(DATA SECTION):
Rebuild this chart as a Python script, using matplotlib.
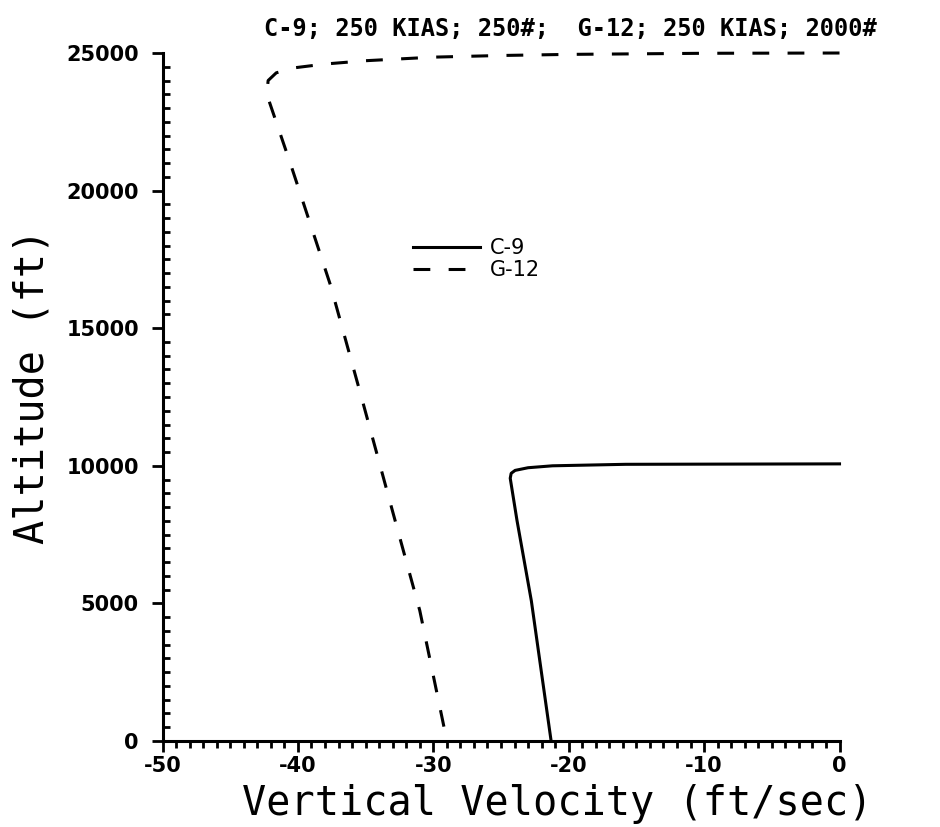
import numpy as np
import matplotlib
matplotlib.use("Agg")
import matplotlib.pyplot as plt
from matplotlib.ticker import MultipleLocator

plt.rcParams["axes.unicode_minus"] = False

# C-9 trajectory (vertical velocity ft/s, altitude ft)
c9_vv = [0, -10, -15.8, -21.2, -23.0, -23.96, -24.25, -24.32, -23.82, -22.76, -21.3]
c9_alt = [10070, 10060, 10054, 10000, 9930, 9833, 9727, 9548, 8013, 5092, 0]

# G-12 trajectory
g12_vv = [0, -10, -20, -25, -30, -35, -38, -40.3, -41.6, -42.2, -42.3,
          -40.5, -37.6, -35.2, -32.9, -31.0, -29.3, -29.0]
g12_alt = [25000, 24990, 24950, 24910, 24850, 24720, 24600, 24460, 24280, 24000, 23500,
           20900, 16570, 12300, 8150, 4740, 716, 0]

title = "C-9; 250 KIAS; 250#;  G-12; 250 KIAS; 2000#"
x_ticks = [-50, -40, -30, -20, -10, 0]
y_ticks = [0, 5000, 10000, 15000, 20000, 25000]

fig = plt.figure(figsize=(9.4, 8.27), dpi=100)
ax = fig.add_axes([0.1729, 0.1040, 0.7202, 0.8319])

ax.plot(c9_vv, c9_alt, color="black", lw=2.2, label="C-9", clip_on=False)
ax.plot(g12_vv, g12_alt, color="black", lw=2.2, dashes=(5.5, 6), label="G-12",
        clip_on=False)

ax.set_xlim(-50, 0)
ax.set_ylim(0, 25000)
ax.set_xticks(x_ticks)
ax.set_yticks(y_ticks)
ax.xaxis.set_minor_locator(MultipleLocator(1))
ax.yaxis.set_minor_locator(MultipleLocator(500))

for s in ["top", "right"]:
    ax.spines[s].set_visible(False)
for s in ["left", "bottom"]:
    ax.spines[s].set_linewidth(2.2)

ax.tick_params(axis="x", which="major", direction="out", length=8, width=2, pad=3)
ax.tick_params(axis="x", which="minor", direction="out", length=5, width=2)
ax.tick_params(axis="y", which="major", direction="out", length=8, width=2, pad=9)
ax.tick_params(axis="y", which="minor", direction="in", length=5, width=2)
for lab in ax.get_xticklabels() + ax.get_yticklabels():
    lab.set_fontsize(15)
    lab.set_fontweight("bold")

ax.set_xlabel("Vertical Velocity (ft/sec)", fontsize=29, family="DejaVu Sans Mono",
              va="baseline")
ax.set_ylabel("Altitude (ft)", fontsize=29, family="DejaVu Sans Mono")
ax.xaxis.set_label_coords(0.583, -0.107)
ax.yaxis.set_label_coords(-0.162, 0.515)

fig.text(0.607, 0.965, title, fontsize=17, fontweight="bold",
         family="DejaVu Sans Mono", ha="center", va="center")

ax.legend(loc="center left", bbox_to_anchor=(0.37, 0.70), frameon=False,
          handlelength=3.2, handletextpad=0.5, labelspacing=0.1,
          fontsize=15, borderpad=0, borderaxespad=0)

fig.savefig("out.png", dpi=100)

(GOAL OF THE EXERCISE): Only lines belong in the copy: transcribe those from the start of the data through the line that contains "ax.spines[s].set_linewidth(2.2)", and skip the pictures.

(THE RESULT):
Rebuild this chart as a Python script, using matplotlib.
import numpy as np
import matplotlib
matplotlib.use("Agg")
import matplotlib.pyplot as plt
from matplotlib.ticker import MultipleLocator

plt.rcParams["axes.unicode_minus"] = False

# C-9 trajectory (vertical velocity ft/s, altitude ft)
c9_vv = [0, -10, -15.8, -21.2, -23.0, -23.96, -24.25, -24.32, -23.82, -22.76, -21.3]
c9_alt = [10070, 10060, 10054, 10000, 9930, 9833, 9727, 9548, 8013, 5092, 0]

# G-12 trajectory
g12_vv = [0, -10, -20, -25, -30, -35, -38, -40.3, -41.6, -42.2, -42.3,
          -40.5, -37.6, -35.2, -32.9, -31.0, -29.3, -29.0]
g12_alt = [25000, 24990, 24950, 24910, 24850, 24720, 24600, 24460, 24280, 24000, 23500,
           20900, 16570, 12300, 8150, 4740, 716, 0]

title = "C-9; 250 KIAS; 250#;  G-12; 250 KIAS; 2000#"
x_ticks = [-50, -40, -30, -20, -10, 0]
y_ticks = [0, 5000, 10000, 15000, 20000, 25000]

fig = plt.figure(figsize=(9.4, 8.27), dpi=100)
ax = fig.add_axes([0.1729, 0.1040, 0.7202, 0.8319])

ax.plot(c9_vv, c9_alt, color="black", lw=2.2, label="C-9", clip_on=False)
ax.plot(g12_vv, g12_alt, color="black", lw=2.2, dashes=(5.5, 6), label="G-12",
        clip_on=False)

ax.set_xlim(-50, 0)
ax.set_ylim(0, 25000)
ax.set_xticks(x_ticks)
ax.set_yticks(y_ticks)
ax.xaxis.set_minor_locator(MultipleLocator(1))
ax.yaxis.set_minor_locator(MultipleLocator(500))

for s in ["top", "right"]:
    ax.spines[s].set_visible(False)
for s in ["left", "bottom"]:
    ax.spines[s].set_linewidth(2.2)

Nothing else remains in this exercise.